MR. JUSTICE WAYNE delivered the opinion of the Court.

This cause having been regularly docketed, the appellee now moves the court to dismiss the appeal, on the ground that the amount in controversy is not large enough to bring the case within the appellate jurisdiction of the Supreme Court.

We have examined the record and find it to be so. By the averments in the complainant's bill, it seems that the subject matter in controversy between himself and the defendant relates to the foreclosure of a mortgage given to the complainant by one Stephen Chandler, upon a lot of land in the City of Mobile, to secure the payment of a promissory note made by Chandler in his favor, bearing date 6 August, 1824, for $485, payable on 1 March thereafter, which was not paid at maturity, for the collection of which the complainant made the defendant his attorney and agent; also to the purchase of the premises, under a decree for chanrobles.com-red

Page 46 U. S. 7

its sale, by the defendant, for one hundred and fifty dollars. The decree of foreclosure, was for the sum of six hundred and twenty dollars ninety-one cents, and the complainant avers that the lot was a valid and sufficient security for the payment of his debt.

After setting out all the circumstances of his case, and specially interrogating the defendant, the complainant's prayer is that the matter may be

"referred to a master, to compute and report the amount found due your orator by the foreclosure decree, with the interest thereon, and also to compute and report the value of the mortgaged lot, and its value at the time it was sold and conveyed by the defendant to one Samuel P. Bullard (who is admitted by the complainant to be a bona fide purchaser of the lot from the defendant, without any notice of the complainant's equity), and that the defendant may be decreed to pay, either the amount of the said decree of foreclosure, and interest on the value of said lot of land, or the amount received by the defendant from the sale to Bullard, if the same were sold for its fair and full value, with all the profits and increase since made by the use of the money, or legal interest thereon, without any deduction of commissions for agency."

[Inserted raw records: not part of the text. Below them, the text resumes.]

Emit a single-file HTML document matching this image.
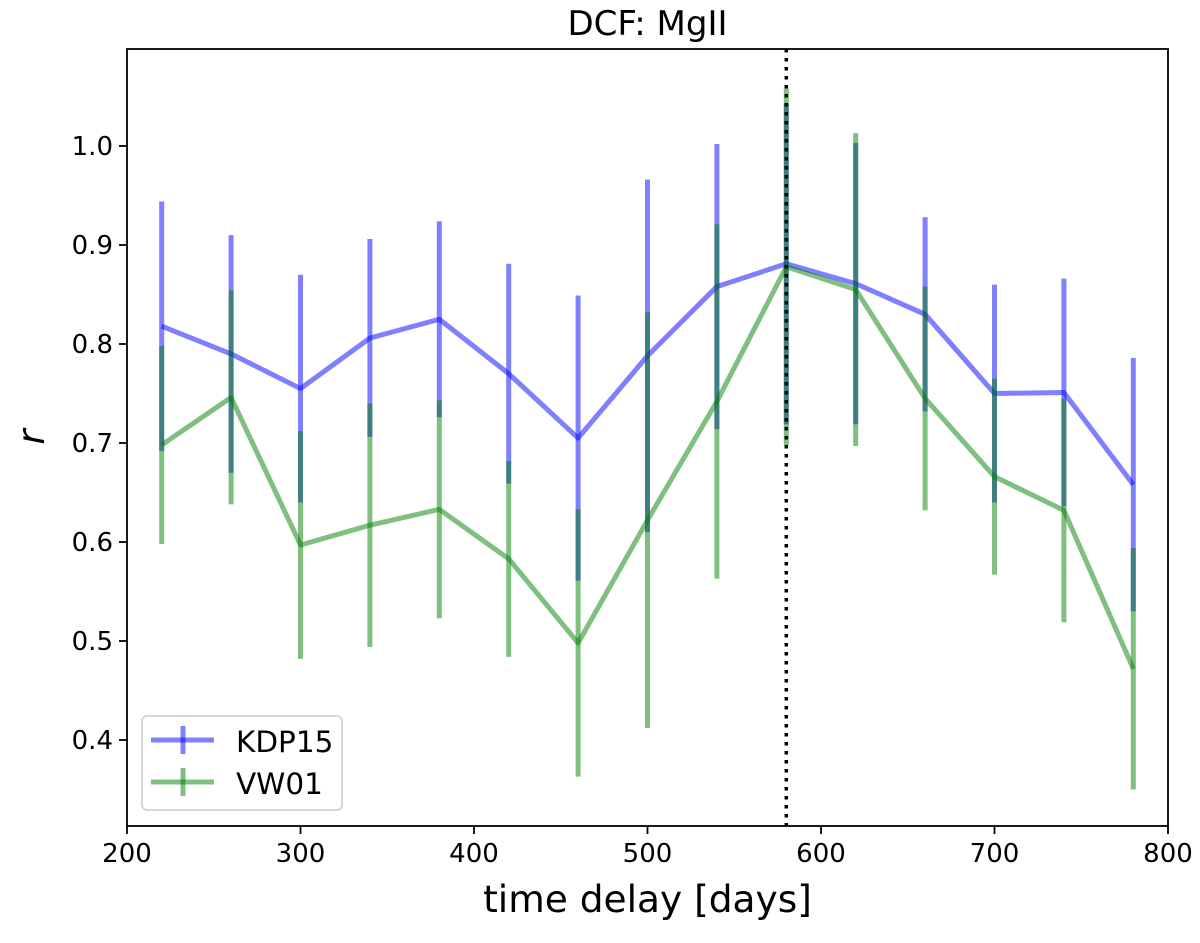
<!DOCTYPE html>
<html><head><meta charset="utf-8"><style>
body{margin:0;background:#fff;}
svg text{font-family:"DejaVu Sans","Liberation Sans",sans-serif;}
</style></head><body>
<svg id="chart" width="1200" height="938" xmlns="http://www.w3.org/2000/svg">
<g id="g"></g>
</svg>
<script>
const delays=[220,260,300,340,380,420,460,500,540,580,620,660,700,740,780];
const kdpValues=[0.818,0.790,0.755,0.806,0.825,0.770,0.705,0.788,0.858,0.881,0.861,0.830,0.750,0.751,0.658];
const kdpErrors=[0.126,0.120,0.115,0.100,0.099,0.111,0.144,0.178,0.144,0.162,0.142,0.098,0.110,0.115,0.128];
const vwValues=[0.698,0.746,0.597,0.617,0.633,0.583,0.498,0.622,0.742,0.878,0.855,0.745,0.666,0.632,0.472];
const vwErrors=[0.100,0.108,0.115,0.123,0.110,0.099,0.135,0.210,0.179,0.180,0.158,0.113,0.099,0.113,0.122];
const xTicks=[200,300,400,500,600,700,800];
const yTicks=[0.4,0.5,0.6,0.7,0.8,0.9,1.0];
const peakDelay=580;

const L=127,R=1168,T=49,B=826;
const X=v=>L+(v-200)*(R-L)/600;
const Y=v=>146+(1.0-v)*990;
const g=document.getElementById('g');
const NS='http://www.w3.org/2000/svg';
function el(tag,attrs,name,text){const e=document.createElementNS(NS,tag);for(const k in attrs)e.setAttribute(k,attrs[k]);


if(text!==undefined)e.textContent=text;g.appendChild(e);return e;}

function series(vals,errs,color,name){
  vals.forEach((v,i)=>{el('line',{x1:X(delays[i]),x2:X(delays[i]),y1:Y(v-errs[i]),y2:Y(v+errs[i]),stroke:color,'stroke-width':5,'stroke-opacity':0.5},name+'-errorbar');});
  el('polyline',{points:vals.map((v,i)=>X(delays[i])+','+Y(v)).join(' '),fill:'none',stroke:color,'stroke-width':5,'stroke-opacity':0.5,'stroke-linejoin':'round'},name+'-line');
}
series(kdpValues,kdpErrors,'#0000ff','kdp15');
series(vwValues,vwErrors,'#008000','vw01');

el('line',{x1:X(peakDelay),x2:X(peakDelay),y1:T,y2:B,stroke:'#000','stroke-width':3.5,'stroke-dasharray':'3.5,5.5'},'peak-delay-line');
el('rect',{x:L,y:T,width:R-L,height:B-T,fill:'none',stroke:'#000','stroke-width':1.8},'plot-frame');

xTicks.forEach(t=>{el('line',{x1:X(t),x2:X(t),y1:B,y2:B+8,stroke:'#000','stroke-width':1.8},'x-tick');
el('text',{x:X(t),y:B+36,'font-size':26,'text-anchor':'middle'},'x-tick-label',String(t));});
yTicks.forEach(t=>{el('line',{x1:L-8,x2:L,y1:Y(t),y2:Y(t),stroke:'#000','stroke-width':1.8},'y-tick');
el('text',{x:L-14,y:Y(t)+9,'font-size':26,'text-anchor':'end'},'y-tick-label',t.toFixed(1));});

el('text',{x:(L+R)/2,y:912,'font-size':37.5,'text-anchor':'middle'},'x-axis-title','time delay [days]');
el('text',{x:44,y:437,'font-size':37,'text-anchor':'middle','font-style':'italic',transform:'rotate(-90 44 437)'},'y-axis-title','r');
el('text',{x:(L+R)/2,y:35,'font-size':34,'text-anchor':'middle'},'chart-title','DCF: MgII');

el('rect',{x:142,y:716,width:200,height:94,rx:5,fill:'#fff','fill-opacity':0.8,stroke:'#ccc','stroke-width':1.5},'legend-box');
el('line',{x1:151,x2:214,y1:740,y2:740,stroke:'#0000ff','stroke-width':5,'stroke-opacity':0.5},'legend-kdp15-line');
el('line',{x1:183,x2:183,y1:726,y2:754,stroke:'#0000ff','stroke-width':5,'stroke-opacity':0.5},'legend-kdp15-bar');
el('text',{x:236,y:752,'font-size':29.5},'legend-kdp15-label','KDP15');
el('line',{x1:151,x2:214,y1:782,y2:782,stroke:'#008000','stroke-width':5,'stroke-opacity':0.5},'legend-vw01-line');
el('line',{x1:183,x2:183,y1:768,y2:796,stroke:'#008000','stroke-width':5,'stroke-opacity':0.5},'legend-vw01-bar');
el('text',{x:236,y:794,'font-size':29.5},'legend-vw01-label','VW01');
</script>
</body></html>
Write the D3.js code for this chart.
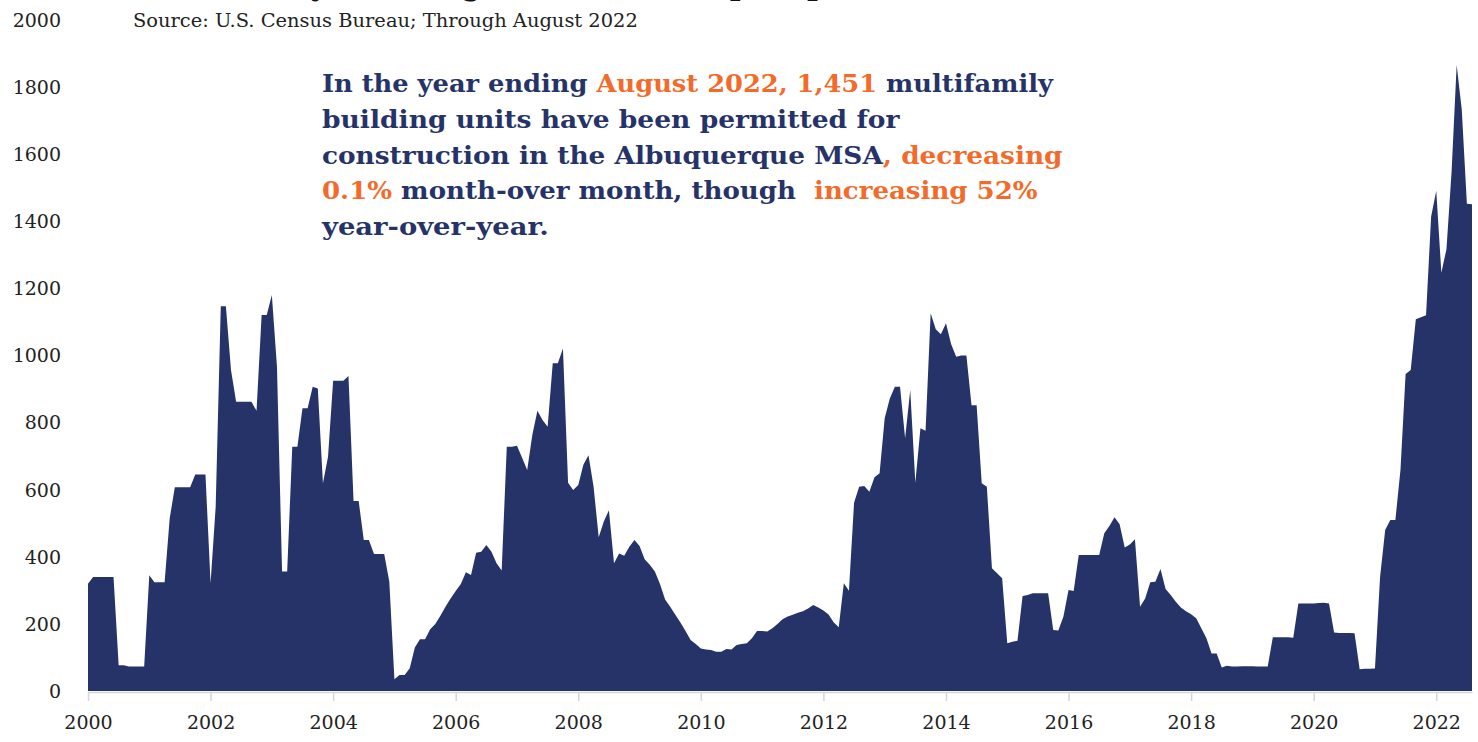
<!DOCTYPE html>
<html>
<head>
<meta charset="utf-8">
<script src="https://cdn.jsdelivr.net/npm/d3@7"></script>
<style>
  body { margin: 0; background: #fff; }
  svg { display: block; font-family: "DejaVu Serif", "Liberation Serif", serif; }
</style>
</head>
<body>
<div id="chart"></div>
<script>
// 12-month multifamily permits, Albuquerque MSA, monthly Jan 2000 .. Aug 2022
var startYear = 2000
var permits = [
  320, 340, 340, 340, 340, 340, 77, 77, 73, 73, 73, 73,            // 2000
  345, 324, 324, 324, 515, 607, 607, 607, 607, 645, 645, 645,       // 2001
  321, 549, 1147, 1147, 957, 862, 862, 862, 862, 835, 1121, 1121,   // 2002
  1180, 967, 356, 356, 728, 728, 843, 843, 907, 902, 619, 698,      // 2003
  925, 925, 925, 939, 566, 566, 450, 450, 408, 408, 408, 326,       // 2004
  35, 48, 48, 68, 130, 154, 154, 184, 200, 224, 251, 276,           // 2005
  298, 319, 354, 346, 412, 415, 435, 415, 381, 359, 728, 728,       // 2006
  731, 695, 659, 763, 835, 808, 788, 977, 977, 1021, 621, 599,      // 2007
  614, 674, 703, 609, 458, 505, 539, 381, 410, 403, 430, 450,       // 2008
  432, 393, 376, 356, 319, 273, 251, 227, 204, 179, 152, 140,       // 2009
  127, 124, 122, 117, 117, 125, 124, 137, 140, 142, 157, 179,       // 2010
  179, 177, 187, 200, 214, 222, 227, 233, 238, 246, 256, 249,       // 2011
  240, 228, 205, 190, 321, 299, 561, 609, 611, 594, 637, 649,       // 2012
  813, 872, 907, 907, 753, 897, 621, 783, 776, 1126, 1078, 1063,    // 2013
  1096, 1034, 996, 1000, 1000, 852, 852, 619, 609, 366, 351, 336,   // 2014
  142, 147, 150, 283, 286, 291, 291, 291, 291, 182, 180, 222,       // 2015
  301, 298, 405, 405, 405, 405, 405, 470, 492, 518, 497, 428,       // 2016
  437, 452, 251, 276, 324, 326, 364, 304, 286, 266, 249, 238,       // 2017
  229, 217, 187, 157, 112, 112, 70, 75, 73, 73, 74, 74,             // 2018
  74, 73, 73, 73, 160, 160, 160, 160, 159, 261, 261, 261,           // 2019
  261, 262, 263, 261, 174, 173, 173, 173, 172, 65, 66, 66,          // 2020
  67, 340, 480, 510, 510, 660, 945, 957, 1108, 1114, 1120, 1414,    // 2021
  1491, 1247, 1317, 1548, 1866, 1732, 1452, 1451                    // 2022
]
var yearTicks = [2000, 2002, 2004, 2006, 2008, 2010, 2012, 2014, 2016, 2018, 2020, 2022]
var valueTicks = [0, 200, 400, 600, 800, 1000, 1200, 1400, 1600, 1800, 2000]

var titleText = "Multifamily Building Permits, Albuquerque (12-mo)"
var sourceText = "Source: U.S. Census Bureau; Through August 2022"
// annotation lines, each is a list of [text, highlighted?]
var noteLine1 = [["In the year ending ", false], ["August 2022, 1,451", true], [" multifamily", false]]
var noteLine2 = [["building units have been permitted for", false]]
var noteLine3 = [["construction in the Albuquerque MSA", false], [", decreasing", true]]
var noteLine4 = [["0.1%", true], [" month-over month, though\u00a0 ", false], ["increasing 52%", true]]
var noteLine5 = [["year-over-year.", false]]

var width = 1478
var height = 742
var navy = "#263369"
var orange = "#f26b2a"

var svg = d3.select("#chart")
  .append("svg")
    .attr("width", width)
    .attr("height", height)

var x = d3.scaleLinear()
  .domain([0, permits.length - 1])
  .range([88, 1472])

var y = d3.scaleLinear()
  .domain([0, 2000])
  .range([691, 20])

// squeeze a text element horizontally so it spans the given width
function fitWidth(sel, left, baseline, target) {
  var w = sel.node().getComputedTextLength()
  sel.attr("x", 0).attr("y", 0)
    .attr("transform", "translate(" + left + "," + baseline + ") scale(" + (target / w) + ",1)")
}

// the title sits mostly above the page, only descenders show
var title = svg.append("text")
  .style("font-size", "40px")
  .style("font-weight", "bold")
  .attr("fill", "#111")
  .text(titleText)
fitWidth(title, 133, -7, 870)

var source = svg.append("text")
  .style("font-size", "19px")
  .attr("fill", "#222")
  .text(sourceText)
fitWidth(source, 133, 27, 505)

// the area
var area = d3.area()
  .x(function(d, i) { return x(i) })
  .y0(y(0))
  .y1(function(d) { return y(d) })

svg.append("path")
  .datum(permits)
  .attr("d", area)
  .attr("fill", navy)

// y labels only, no axis line
svg.selectAll(".ylab")
  .data(valueTicks)
  .enter()
  .append("text")
    .attr("class", "ylab")
    .attr("x", 61)
    .attr("y", function(d) { return y(d) })
    .attr("dy", "0.36em")
    .attr("text-anchor", "end")
    .attr("fill", "#222")
    .style("font-size", "19px")
    .text(function(d) { return d })

// x axis, one tick every two years
var xAxis = d3.axisBottom(x)
  .tickValues(yearTicks.map(function(yr) { return (yr - startYear) * 12 }))
  .tickFormat(function(d) { return startYear + d / 12 })
  .tickSizeInner(9)
  .tickSizeOuter(0)
  .tickPadding(15)

var gx = svg.append("g")
  .attr("transform", "translate(0," + (y(0) + 1) + ")")
  .call(xAxis)
gx.select(".domain").attr("stroke", "#d6d6d6").attr("stroke-width", 1.5)
gx.selectAll(".tick line").attr("stroke", "#d6d6d6").attr("stroke-width", 1.5)
gx.selectAll(".tick text")
  .attr("fill", "#222")
  .style("font-size", "19px")
  .style("font-family", "DejaVu Serif, Liberation Serif, serif")

// annotation block
var noteLines = [noteLine1, noteLine2, noteLine3, noteLine4, noteLine5]
var noteWidths = [731, 578, 741, 716, 227]
noteLines.forEach(function(parts, i) {
  var t = svg.append("text")
    .style("font-size", "25px")
    .style("font-weight", "bold")
  parts.forEach(function(p) {
    t.append("tspan")
      .attr("fill", p[1] ? orange : navy)
      .text(p[0])
  })
  fitWidth(t, 322, 92 + i * 35.8, noteWidths[i])
})
</script>
</body>
</html>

From this prayer, the complainant's demand is susceptible of definite computation, and as his recovery could not be extended to an amount above his first or alternative prayer, if the recovery in either case must be below the sum of two thousand dollars, as it would have to be upon his own showing, this Court cannot have appellate jurisdiction of the cause.

We shall direct the dismission of the appeal.


This cause came on to be heard on the transcript of the record from the Circuit Court of the United States for the Southern District of Alabama, and was argued by counsel. On consideration whereof, and it appearing to the Court here that the matter in dispute does not exceed the sum or value of two thousand dollars, exclusive of costs, it is therefore now here ordered and decreed by this Court, that this appeal be and the same is hereby dismissed for the want of jurisdiction.